CELEBRATING MUSICAL ROOTS

Audiences are often surprised at the common heritages and influences that various musical genres share, she said. The sounds are steeped in tradition, but every generation places its own stamp on its musical heritage.

“It’s tradition,” she said. “It’s passed down through the generations. And it is living tradition. You do make it your own, each generation. What we’ve done is really incorporate, why does Appalachian music sound a little like Irish, and bluegrass sound like Celtic?
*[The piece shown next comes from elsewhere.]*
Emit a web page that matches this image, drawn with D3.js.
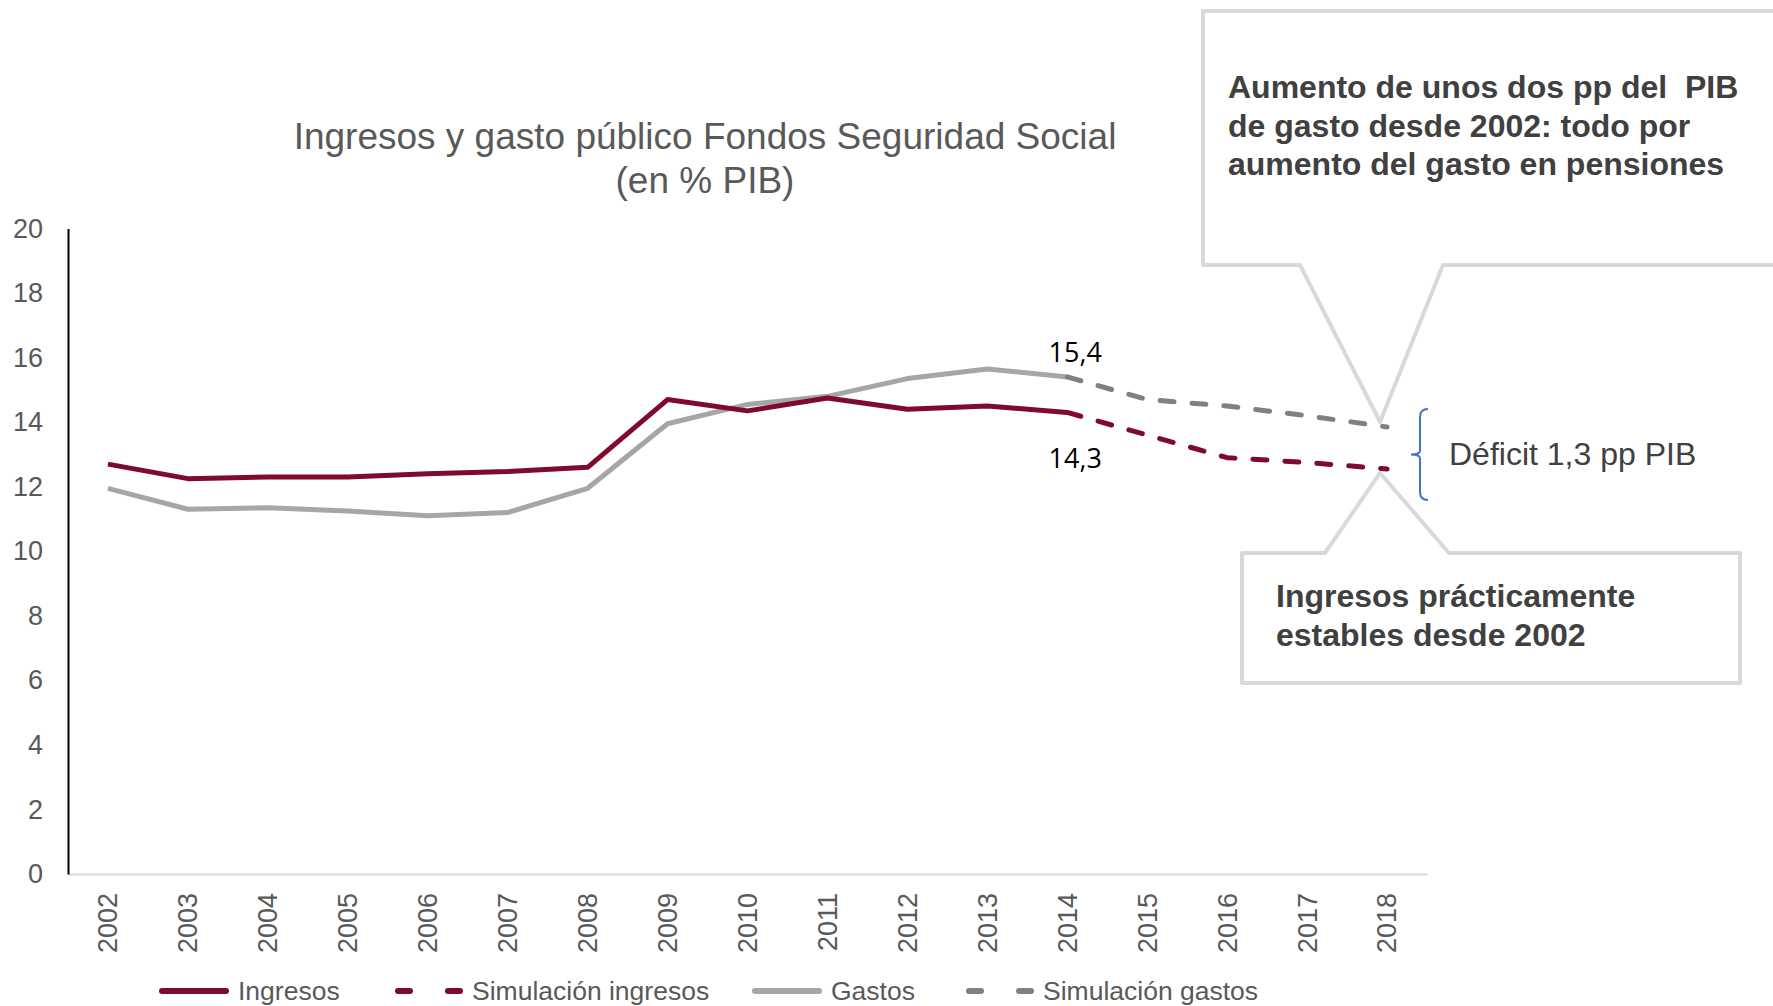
<!DOCTYPE html>
<html>
<head>
<meta charset="utf-8">
<script src="https://cdn.jsdelivr.net/npm/d3@7"></script>
<style>
    body { margin: 0; background: #fff; }
    svg { display: block; font-family: "Liberation Sans", Arial, sans-serif; }
</style>
</head>
<body>
<div id="chart"></div>
<script>
const years = ['2002', '2003', '2004', '2005', '2006', '2007', '2008', '2009', '2010',
    '2011', '2012', '2013', '2014', '2015', '2016', '2017', '2018'];
const histYears = years.slice(0, 13);
const simYears = years.slice(12);

const ingresos = [12.7, 12.25, 12.3, 12.3, 12.4, 12.47, 12.6, 14.7, 14.35, 14.75, 14.4, 14.5, 14.3];
const simIngresos = [14.3, 13.6, 12.9, 12.75, 12.55];
const gastos = [11.95, 11.3, 11.35, 11.25, 11.1, 11.2, 11.95, 13.95, 14.55, 14.8, 15.35, 15.65, 15.4];
const simGastos = [15.4, 14.7, 14.5, 14.2, 13.85];

const yTicks = [0, 2, 4, 6, 8, 10, 12, 14, 16, 18, 20];

const seriesNames = ['Ingresos', 'Simulación ingresos', 'Gastos', 'Simulación gastos'];

const titleLines = ['Ingresos y gasto público Fondos Seguridad Social', '(en % PIB)'];
const noteTop = ['Aumento de unos dos pp del  PIB', 'de gasto desde 2002: todo por', 'aumento del gasto en pensiones'];
const noteBottom = ['Ingresos prácticamente', 'estables desde 2002'];
const deficitText = 'Déficit 1,3 pp PIB';

const width = 1773;
const height = 1006;
const margin = {top: 228.5, left: 68, right: 346, bottom: 132};
const plotW = width - margin.left - margin.right;
const plotH = height - margin.top - margin.bottom;

const colIngresos = '#7f0a2b';
const colGastos = '#a6a6a6';
const colSimGastos = '#808080';
const textCol = '#595959';

const svg = d3.select('#chart')
    .append('svg')
    .attr('width', width)
    .attr('height', height);

const x = d3.scaleBand()
    .domain(years)
    .range([0, plotW]);

const y = d3.scaleLinear()
    .domain([0, 20])
    .range([plotH, 0]);

const cx = (yr) => margin.left + x(yr) + x.bandwidth() / 2;
const cy = (v) => margin.top + y(v);

// title
svg.append('g')
    .selectAll('text')
    .data(titleLines)
    .enter().append('text')
    .attr('x', 705)
    .attr('y', (d, i) => 149 + i * 44)
    .attr('text-anchor', 'middle')
    .attr('fill', textCol)
    .style('font-size', '37px')
    .text(d => d);

const g = svg.append('g')
    .attr('transform', `translate(${margin.left},${margin.top})`);

// x axis
const xAxis = d3.axisBottom(x).tickSize(0).tickPadding(0);
const gx = g.append('g')
    .attr('transform', `translate(0,${plotH})`)
    .call(xAxis);
gx.select('.domain').attr('stroke', '#d9d9d9').attr('stroke-width', 2);
gx.selectAll('text')
    .attr('transform', 'rotate(-90)')
    .attr('text-anchor', 'end')
    .attr('x', -19)
    .attr('y', 0)
    .attr('dy', '0.35em')
    .attr('fill', textCol)
    .style('font-size', '27px')
    .style('font-family', '"Liberation Sans", Arial, sans-serif');

// y axis
const yAxis = d3.axisLeft(y).tickValues(yTicks).tickSize(0).tickPadding(25);
const gy = g.append('g').call(yAxis);
gy.select('.domain').attr('stroke', '#000').attr('stroke-width', 2);
gy.selectAll('text')
    .attr('fill', textCol)
    .style('font-size', '27px')
    .style('font-family', '"Liberation Sans", Arial, sans-serif');

// lines
const line = d3.line()
    .x(d => x(d[0]) + x.bandwidth() / 2)
    .y(d => y(d[1]));

function drawLine(yrs, vals, color, dash) {
    g.append('path')
        .datum(d3.zip(yrs, vals))
        .attr('fill', 'none')
        .attr('stroke', color)
        .attr('stroke-width', 5)
        .attr('stroke-linejoin', 'round')
        .attr('stroke-linecap', dash ? 'round' : 'butt')
        .attr('stroke-dasharray', dash || null)
        .attr('d', line);
}

drawLine(histYears, gastos, colGastos);
drawLine(simYears, simGastos, colSimGastos, '14,18');
drawLine(histYears, ingresos, colIngresos);
drawLine(simYears, simIngresos, colIngresos, '14,18');

// data labels at 2014
const labels = [[simGastos[0], -14.5], [simIngresos[0], 56]];
g.selectAll('.dlabel')
    .data(labels)
    .enter().append('text')
    .attr('class', 'dlabel')
    .attr('x', x('2014') + x.bandwidth() / 2 + 8)
    .attr('y', d => y(d[0]) + d[1])
    .attr('text-anchor', 'middle')
    .attr('fill', '#000')
    .style('font-family', '"Open Sans", sans-serif')
    .style('font-size', '27px')
    .text(d => d3.format('.1f')(d[0]).replace('.', ','));

// callout top
const tipTop = [cx('2018') - 7, cy(simGastos[4]) - 5];
const boxTop = {x0: 1203, y0: 11, x1: 1790, y1: 265};
svg.append('path')
    .attr('d', `M${boxTop.x0},${boxTop.y0} H${boxTop.x1} V${boxTop.y1} H1443 L${tipTop[0]},${tipTop[1]} L1300,${boxTop.y1} H${boxTop.x0} Z`)
    .attr('fill', '#fff')
    .attr('stroke', '#d9d9d9')
    .attr('stroke-width', 4)
    .attr('stroke-linejoin', 'round');

svg.append('g')
    .selectAll('text')
    .data(noteTop)
    .enter().append('text')
    .attr('x', 1228)
    .attr('y', (d, i) => 98 + i * 38.5)
    .attr('fill', '#404040')
    .attr('xml:space', 'preserve')
    .style('white-space', 'pre')
    .style('font-weight', 'bold')
    .style('font-size', '32px')
    .text(d => d);

// callout bottom
const tipBot = [cx('2018') - 7, cy(simIngresos[4]) + 4];
const boxBot = {x0: 1242, y0: 553, x1: 1740, y1: 683};
svg.append('path')
    .attr('d', `M${boxBot.x0},${boxBot.y0} H1325 L${tipBot[0]},${tipBot[1]} L1449,${boxBot.y0} H${boxBot.x1} V${boxBot.y1} H${boxBot.x0} Z`)
    .attr('fill', '#fff')
    .attr('stroke', '#d9d9d9')
    .attr('stroke-width', 4)
    .attr('stroke-linejoin', 'round');

svg.append('g')
    .selectAll('text')
    .data(noteBottom)
    .enter().append('text')
    .attr('x', 1276)
    .attr('y', (d, i) => 607 + i * 38.5)
    .attr('fill', '#404040')
    .style('font-weight', 'bold')
    .style('font-size', '32px')
    .text(d => d);

// deficit brace
const braceTop = cy(simGastos[4]) - 18;
const braceBot = cy(simIngresos[4]) + 31;
const braceMid = (braceTop + braceBot) / 2;
svg.append('path')
    .attr('d', `M1428,${braceTop} Q1420,${braceTop} 1420,${braceTop + 8} V${braceMid - 4} Q1420,${braceMid} 1411,${braceMid} Q1420,${braceMid} 1420,${braceMid + 4} V${braceBot - 8} Q1420,${braceBot} 1428,${braceBot}`)
    .attr('fill', 'none')
    .attr('stroke', '#4472c4')
    .attr('stroke-width', 2);

svg.append('text')
    .attr('x', 1449)
    .attr('y', 465)
    .attr('fill', '#404040')
    .style('font-size', '32px')
    .text(deficitText);

// legend
const legendX = [162, 396, 755, 967];
const legendColors = [colIngresos, colIngresos, colGastos, colSimGastos];
const legendDash = [null, '12,38', null, '12,38'];
const legend = svg.append('g')
    .attr('transform', 'translate(0,991)');

const items = legend.selectAll('g')
    .data(seriesNames)
    .enter().append('g')
    .attr('transform', (d, i) => `translate(${legendX[i]},0)`);

items.append('line')
    .attr('x1', (d, i) => legendDash[i] ? 2 : 0)
    .attr('x2', 64)
    .attr('y1', 0)
    .attr('y2', 0)
    .attr('stroke', (d, i) => legendColors[i])
    .attr('stroke-width', 6)
    .attr('stroke-linecap', 'round')
    .attr('stroke-dasharray', (d, i) => legendDash[i]);

items.append('text')
    .attr('x', 76)
    .attr('y', 0)
    .attr('dy', '0.35em')
    .attr('fill', textCol)
    .style('font-size', '26.5px')
    .text(d => d);
</script>
</body>
</html>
And that’s what we trace in the show.

“We’ll play a Bill Monroe tune next to the circle being broken to a Cajun song to, of course, an Irish innovation song, so it’s definitely a part of continuing our culture and celebrating the American music roots that came out of a lot of Scots-Irish and even African influences.”
The show is a culmination of research and life experiences, Ivers said.

“It has certainly a lot of research, many years in the making,” she said “But also something that comes from performing over 20 years now. Through the years, I’ve been exposed to various forms of roots music and a lot of informal jamming with great musicians from these disciplines; chatting through the years and hearing these stories. That’s also incorporated into the ‘Beyond the Bog Road’ show, but a lot of the research was also done in the flow of the show, the running order.

“There are horrific aspects of the famine we present that really devastated Ireland’s population of only 8 million back in the 1840s, where 1.5 million men, women and children actually died in the country itself and nearly 50 percent of the population emigrated after that. We bring up a lot of these facts that audience members say, wow, they never knew, or I didn’t know some historical impact of music in the South. That’s why we like to play especially in Georgia, because there’s a lot of strong roots there, and that’s kind of looked at as well.”